Learn how Integrate.io ELT & CDC performs initial sync using parallel chunking, Avro staging, and resumable transfers for large datasets.
When you create a new pipeline, Integrate.io ELT & CDC performs an initial sync to load the full historical data from your source tables into the destination. Once the initial sync completes, the pipeline switches to continuous sync mode and begins capturing ongoing changes.
During initial sync, Integrate.io counts the number of records in a table and divides them into chunks of roughly equal size. Each chunk corresponds to a SELECT statement with a primary key range. Multiple chunks are processed in parallel, which allows large tables to sync faster than a single sequential read.Chunking is supported on tables with numeric primary keys (integer, big integer, medium integer). Tables with non-numeric primary keys are synced without chunking.
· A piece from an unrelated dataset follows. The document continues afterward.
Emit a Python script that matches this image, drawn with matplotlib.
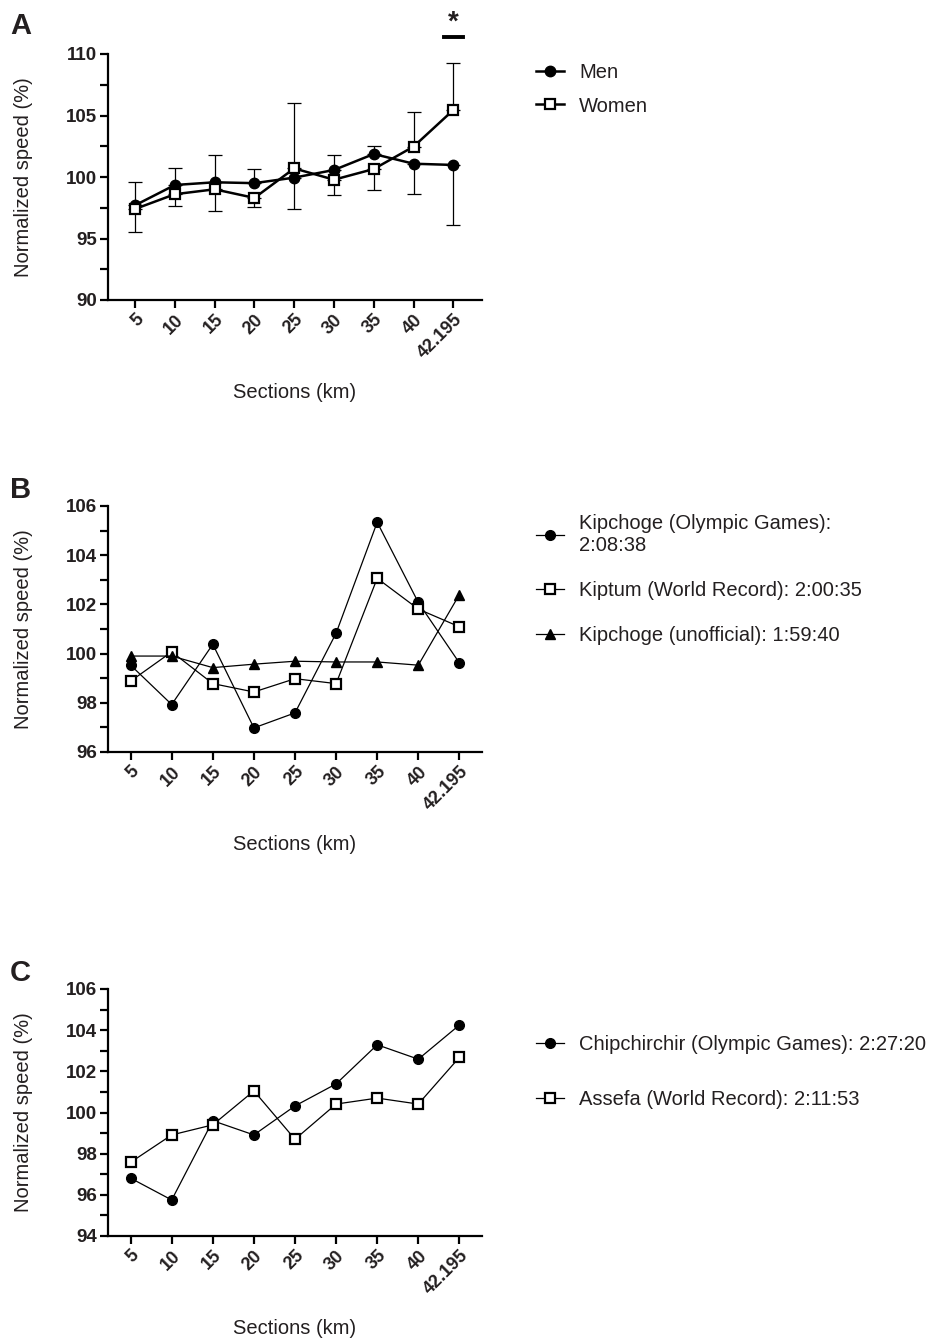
import numpy as np
import matplotlib
matplotlib.use("Agg")
import matplotlib.pyplot as plt
from matplotlib.ticker import MultipleLocator

plt.rcParams['font.family'] = ['Liberation Sans', 'DejaVu Sans']

sections = ["5", "10", "15", "20", "25", "30", "35", "40", "42.195"]

# panel A: mean normalized speed and SD
men = [97.7, 99.35, 99.57, 99.5, 99.95, 100.57, 101.87, 101.08, 100.98]
men_sd = [1.93, 1.35, 2.19, 1.12, 2.55, 1.22, 0.68, 2.49, 4.91]
women = [97.4, 98.6, 99.0, 98.3, 100.7, 99.78, 100.65, 102.47, 105.45]
women_sd = [1.85, 0.93, 1.76, 0.77, 5.29, 1.24, 1.68, 2.81, 3.85]

# panel B: men's elite races
kipchoge_og = [99.53, 97.93, 100.38, 96.98, 97.59, 100.83, 105.34, 102.08, 99.62]
kiptum_wr = [98.88, 100.07, 98.78, 98.44, 98.98, 98.78, 103.06, 101.81, 101.09]
kipchoge_unoff = [99.9, 99.9, 99.43, 99.57, 99.69, 99.66, 99.66, 99.53, 102.4]

# panel C: women's elite races
chipchirchir_og = [96.81, 95.75, 99.6, 98.91, 100.32, 101.39, 103.29, 102.59, 104.25]
assefa_wr = [97.58, 98.91, 99.4, 101.05, 98.7, 100.41, 100.7, 100.41, 102.68]

TXT = '#231f20'
W, H = 930, 1342
fig = plt.figure(figsize=(W / 100, H / 100), dpi=100)


def make_ax(top_px, bottom_px):
    ax = fig.add_axes([108 / W, 1 - bottom_px / H, 374 / W, (bottom_px - top_px) / H])
    for s in ['top', 'right']:
        ax.spines[s].set_visible(False)
    for s in ['left', 'bottom']:
        ax.spines[s].set_linewidth(1.6)
        ax.spines[s].set_color('black')
    ax.tick_params(axis='both', which='major', width=1.6, length=6, color='black',
                   labelsize=13.5, labelcolor=TXT, pad=2)
    ax.tick_params(axis='y', which='minor', width=1.6, length=6, color='black')
    ax.set_xticks(range(len(sections)))
    ax.set_xticklabels(sections, rotation=45, ha='right', rotation_mode='anchor',
                       fontweight='bold', fontsize=13)
    ax.set_xlabel("Sections (km)", fontsize=14.5, color=TXT, va='top')
    ax.set_ylabel("Normalized speed (%)", fontsize=14.5, color=TXT)
    ax.xaxis.set_label_coords(0.5, -0.337)
    ax.yaxis.set_label_coords(-0.2, 0.5)
    return ax


def bold_y(ax):
    for lab in ax.get_yticklabels():
        lab.set_fontweight('bold')


leg_kw = dict(loc='upper left', frameon=False, fontsize=14.5, handlelength=1.4,
              handletextpad=0.75, borderpad=0, borderaxespad=0, labelcolor=TXT)

x = np.arange(len(sections))

# ---------------- A ----------------
axA = make_ax(54, 300)
m = np.array(men)
w = np.array(women)
msd = np.array(men_sd)
wsd = np.array(women_sd)
up = m >= w
eb = dict(fmt='none', ecolor='black', elinewidth=0.9, capsize=4.8, capthick=0.9, zorder=1)
axA.errorbar(x[up], m[up], yerr=[np.zeros(up.sum()), msd[up]], **eb)
axA.errorbar(x[~up], m[~up], yerr=[msd[~up], np.zeros((~up).sum())], **eb)
axA.errorbar(x[~up], w[~up], yerr=[np.zeros((~up).sum()), wsd[~up]], **eb)
axA.errorbar(x[up], w[up], yerr=[wsd[up], np.zeros(up.sum())], **eb)
axA.plot(x, men, color='black', lw=1.8, marker='o', ms=7.5, mfc='black', label='Men', zorder=3)
axA.plot(x, women, color='black', lw=1.8, marker='s', ms=7.5, mfc='white', mew=1.6,
         label='Women', zorder=3)
axA.set_ylim(90, 110)
axA.set_xlim(-0.68, 8.72)
axA.yaxis.set_major_locator(MultipleLocator(5))
axA.yaxis.set_minor_locator(MultipleLocator(2.5))
bold_y(axA)
axA.plot([7.76, 8.24], [111.4, 111.4], color='black', lw=2.8, clip_on=False)
axA.text(8, 111.5, "*", ha='center', va='bottom', fontsize=20, fontweight='bold', color=TXT)
fig.text(10 / W, 1 - 34 / H, "A", fontsize=21, fontweight='bold', color=TXT)
fig.legend(*axA.get_legend_handles_labels(), bbox_to_anchor=(536 / W, 1 - 63 / H),
           labelspacing=0.72, **leg_kw)

# ---------------- B ----------------
axB = make_ax(506, 752)
axB.plot(x, kipchoge_og, color='black', lw=0.9, marker='o', ms=7, mfc='black',
         label="Kipchoge (Olympic Games):\n2:08:38", zorder=3)
axB.plot(x, kiptum_wr, color='black', lw=0.9, marker='s', ms=7.5, mfc='white', mew=1.6,
         label="Kiptum (World Record): 2:00:35", zorder=3)
axB.plot(x, kipchoge_unoff, color='black', lw=0.9, marker='^', ms=7, mfc='black',
         label="Kipchoge (unofficial): 1:59:40", zorder=3)
axB.set_ylim(96, 106)
axB.set_xlim(-0.55, 8.55)
axB.yaxis.set_major_locator(MultipleLocator(2))
axB.yaxis.set_minor_locator(MultipleLocator(1))
bold_y(axB)
fig.text(10 / W, 1 - 498 / H, "B", fontsize=21, fontweight='bold', color=TXT)
fig.legend(*axB.get_legend_handles_labels(), bbox_to_anchor=(536 / W, 1 - 514 / H),
           labelspacing=1.3, **leg_kw)

# ---------------- C ----------------
axC = make_ax(989, 1236)
axC.plot(x, chipchirchir_og, color='black', lw=0.9, marker='o', ms=7, mfc='black',
         label="Chipchirchir (Olympic Games): 2:27:20", zorder=3)
axC.plot(x, assefa_wr, color='black', lw=0.9, marker='s', ms=7.5, mfc='white', mew=1.6,
         label="Assefa (World Record): 2:11:53", zorder=3)
axC.set_ylim(94, 106)
axC.set_xlim(-0.55, 8.55)
axC.yaxis.set_major_locator(MultipleLocator(2))
axC.yaxis.set_minor_locator(MultipleLocator(1))
bold_y(axC)
fig.text(10 / W, 1 - 981 / H, "C", fontsize=21, fontweight='bold', color=TXT)
fig.legend(*axC.get_legend_handles_labels(), bbox_to_anchor=(536 / W, 1 - 1035 / H),
           labelspacing=1.8, **leg_kw)

fig.savefig("out.png", dpi=100)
Initial sync is resumable. Once all records in a chunk have been transferred to S3, that chunk is marked as finished and will not be reprocessed if the pipeline is restarted or interrupted. This means that if a sync fails partway through a large table, it picks up from where it left off rather than starting over.
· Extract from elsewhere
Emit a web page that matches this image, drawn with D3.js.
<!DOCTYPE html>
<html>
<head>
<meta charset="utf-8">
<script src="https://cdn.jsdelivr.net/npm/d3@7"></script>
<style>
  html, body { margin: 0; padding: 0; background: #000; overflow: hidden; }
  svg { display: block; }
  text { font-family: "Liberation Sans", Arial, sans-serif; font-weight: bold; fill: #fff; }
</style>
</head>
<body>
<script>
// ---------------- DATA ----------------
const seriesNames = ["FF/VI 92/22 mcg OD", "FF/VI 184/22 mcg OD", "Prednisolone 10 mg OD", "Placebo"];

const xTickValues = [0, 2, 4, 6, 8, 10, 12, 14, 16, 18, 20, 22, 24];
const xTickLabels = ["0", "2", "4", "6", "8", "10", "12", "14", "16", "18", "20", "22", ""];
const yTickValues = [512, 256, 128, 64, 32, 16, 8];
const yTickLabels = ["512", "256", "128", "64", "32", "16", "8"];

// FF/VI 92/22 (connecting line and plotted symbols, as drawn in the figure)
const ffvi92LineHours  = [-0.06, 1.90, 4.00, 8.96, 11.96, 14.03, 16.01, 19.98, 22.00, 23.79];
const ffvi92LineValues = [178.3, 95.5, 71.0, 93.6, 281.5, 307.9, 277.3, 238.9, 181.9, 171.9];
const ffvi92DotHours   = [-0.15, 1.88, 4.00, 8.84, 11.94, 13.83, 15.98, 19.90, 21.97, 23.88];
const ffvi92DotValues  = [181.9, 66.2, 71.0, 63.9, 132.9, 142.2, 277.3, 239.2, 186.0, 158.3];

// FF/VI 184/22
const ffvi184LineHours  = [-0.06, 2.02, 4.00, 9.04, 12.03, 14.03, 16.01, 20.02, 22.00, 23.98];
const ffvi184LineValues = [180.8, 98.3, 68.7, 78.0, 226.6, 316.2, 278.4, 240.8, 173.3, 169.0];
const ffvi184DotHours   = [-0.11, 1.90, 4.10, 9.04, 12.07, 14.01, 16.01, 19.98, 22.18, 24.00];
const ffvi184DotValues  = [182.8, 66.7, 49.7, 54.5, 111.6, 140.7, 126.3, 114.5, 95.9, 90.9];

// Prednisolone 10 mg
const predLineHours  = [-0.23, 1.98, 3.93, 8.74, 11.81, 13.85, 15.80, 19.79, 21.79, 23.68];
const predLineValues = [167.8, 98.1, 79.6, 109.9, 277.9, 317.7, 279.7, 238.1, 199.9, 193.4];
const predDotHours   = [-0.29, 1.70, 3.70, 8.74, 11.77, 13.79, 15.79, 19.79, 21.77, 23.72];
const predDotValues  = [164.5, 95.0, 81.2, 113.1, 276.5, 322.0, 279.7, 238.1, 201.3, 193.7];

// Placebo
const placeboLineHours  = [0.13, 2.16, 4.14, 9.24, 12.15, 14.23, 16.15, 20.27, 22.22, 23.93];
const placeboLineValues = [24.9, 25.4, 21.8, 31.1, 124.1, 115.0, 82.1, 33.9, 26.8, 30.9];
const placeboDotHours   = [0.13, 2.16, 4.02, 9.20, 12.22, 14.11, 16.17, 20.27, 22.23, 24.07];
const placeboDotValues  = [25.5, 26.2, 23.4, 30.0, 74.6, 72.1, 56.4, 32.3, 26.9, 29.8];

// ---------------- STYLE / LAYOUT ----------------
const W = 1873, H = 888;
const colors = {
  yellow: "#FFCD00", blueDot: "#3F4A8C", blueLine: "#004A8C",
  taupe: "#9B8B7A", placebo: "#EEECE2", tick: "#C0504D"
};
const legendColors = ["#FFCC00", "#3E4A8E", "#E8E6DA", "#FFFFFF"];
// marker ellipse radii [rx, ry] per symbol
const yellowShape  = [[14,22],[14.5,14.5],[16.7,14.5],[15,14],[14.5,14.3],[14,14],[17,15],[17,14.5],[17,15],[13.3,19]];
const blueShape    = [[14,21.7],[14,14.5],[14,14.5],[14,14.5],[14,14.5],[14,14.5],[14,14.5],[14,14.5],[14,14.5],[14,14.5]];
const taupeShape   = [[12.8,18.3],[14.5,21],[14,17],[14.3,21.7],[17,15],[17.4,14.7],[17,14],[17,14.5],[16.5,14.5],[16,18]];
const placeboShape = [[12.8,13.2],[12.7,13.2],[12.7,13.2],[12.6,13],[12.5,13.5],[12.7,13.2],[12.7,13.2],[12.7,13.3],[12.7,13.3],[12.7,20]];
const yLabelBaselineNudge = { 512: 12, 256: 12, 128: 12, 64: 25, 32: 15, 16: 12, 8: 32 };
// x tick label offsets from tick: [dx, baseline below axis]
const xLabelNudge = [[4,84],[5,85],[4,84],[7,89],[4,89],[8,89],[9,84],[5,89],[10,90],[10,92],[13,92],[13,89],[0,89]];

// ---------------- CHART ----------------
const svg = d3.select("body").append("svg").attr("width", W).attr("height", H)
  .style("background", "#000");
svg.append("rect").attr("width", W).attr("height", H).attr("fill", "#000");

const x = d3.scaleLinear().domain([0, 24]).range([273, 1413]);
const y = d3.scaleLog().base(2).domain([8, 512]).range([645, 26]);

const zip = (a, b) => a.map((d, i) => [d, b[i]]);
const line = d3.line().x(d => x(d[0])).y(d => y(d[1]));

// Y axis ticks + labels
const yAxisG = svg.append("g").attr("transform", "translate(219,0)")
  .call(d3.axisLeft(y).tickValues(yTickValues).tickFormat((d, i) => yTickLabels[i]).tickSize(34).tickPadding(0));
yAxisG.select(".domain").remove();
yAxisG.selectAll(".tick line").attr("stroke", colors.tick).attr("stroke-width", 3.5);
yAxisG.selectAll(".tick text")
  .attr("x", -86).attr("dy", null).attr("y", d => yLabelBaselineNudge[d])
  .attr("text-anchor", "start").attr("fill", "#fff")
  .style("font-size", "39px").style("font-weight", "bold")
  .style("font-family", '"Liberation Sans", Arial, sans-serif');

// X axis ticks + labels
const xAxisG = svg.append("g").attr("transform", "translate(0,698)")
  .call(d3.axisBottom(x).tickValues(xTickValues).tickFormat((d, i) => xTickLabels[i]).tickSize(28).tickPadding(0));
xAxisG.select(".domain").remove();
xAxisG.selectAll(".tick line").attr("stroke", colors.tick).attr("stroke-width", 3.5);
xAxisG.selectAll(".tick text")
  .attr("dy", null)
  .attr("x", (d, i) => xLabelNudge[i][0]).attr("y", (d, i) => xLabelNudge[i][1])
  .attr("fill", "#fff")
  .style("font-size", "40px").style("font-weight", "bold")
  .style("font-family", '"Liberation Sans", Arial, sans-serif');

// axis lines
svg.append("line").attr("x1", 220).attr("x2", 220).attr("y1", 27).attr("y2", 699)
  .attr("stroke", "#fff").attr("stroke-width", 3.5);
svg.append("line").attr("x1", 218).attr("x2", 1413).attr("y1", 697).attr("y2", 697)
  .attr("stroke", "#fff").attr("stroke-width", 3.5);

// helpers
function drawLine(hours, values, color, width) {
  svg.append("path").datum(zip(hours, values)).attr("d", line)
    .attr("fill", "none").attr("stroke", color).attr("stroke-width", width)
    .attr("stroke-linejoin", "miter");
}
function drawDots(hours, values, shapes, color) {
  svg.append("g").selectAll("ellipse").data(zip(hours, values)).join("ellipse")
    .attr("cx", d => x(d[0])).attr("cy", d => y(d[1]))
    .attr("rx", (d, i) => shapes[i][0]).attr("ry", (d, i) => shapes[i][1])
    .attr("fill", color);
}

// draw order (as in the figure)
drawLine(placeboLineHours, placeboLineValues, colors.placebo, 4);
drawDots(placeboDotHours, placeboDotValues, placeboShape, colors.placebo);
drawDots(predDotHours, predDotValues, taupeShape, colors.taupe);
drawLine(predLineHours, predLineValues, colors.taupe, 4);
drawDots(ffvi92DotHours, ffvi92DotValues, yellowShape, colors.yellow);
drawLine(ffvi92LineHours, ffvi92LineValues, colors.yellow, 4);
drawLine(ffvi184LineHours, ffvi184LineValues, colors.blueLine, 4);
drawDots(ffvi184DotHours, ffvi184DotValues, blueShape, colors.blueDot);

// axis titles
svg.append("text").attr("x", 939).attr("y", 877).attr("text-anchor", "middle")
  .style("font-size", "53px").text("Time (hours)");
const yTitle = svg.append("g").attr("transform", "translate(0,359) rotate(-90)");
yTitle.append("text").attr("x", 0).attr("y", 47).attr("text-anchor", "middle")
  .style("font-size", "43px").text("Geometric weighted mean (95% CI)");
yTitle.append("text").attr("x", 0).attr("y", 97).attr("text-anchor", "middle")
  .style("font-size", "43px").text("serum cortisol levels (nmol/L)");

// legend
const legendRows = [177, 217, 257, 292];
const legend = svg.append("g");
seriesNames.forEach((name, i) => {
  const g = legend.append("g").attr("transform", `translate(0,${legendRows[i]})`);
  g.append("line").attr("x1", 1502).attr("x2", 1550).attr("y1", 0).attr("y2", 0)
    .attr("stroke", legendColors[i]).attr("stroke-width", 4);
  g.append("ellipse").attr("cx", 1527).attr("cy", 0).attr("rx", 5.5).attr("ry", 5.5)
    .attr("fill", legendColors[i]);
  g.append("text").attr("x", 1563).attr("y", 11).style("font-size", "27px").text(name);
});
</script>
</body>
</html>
Once the initial sync completes for all selected tables, the pipeline transitions to continuous sync. For database sources (PostgreSQL, MySQL, SQL Server, Oracle), continuous sync uses log-based replication to capture inserts, updates, and deletes in near real-time. For SaaS/API sources, continuous sync uses scheduled polling.During continuous sync, the pipeline also handles schema changes automatically.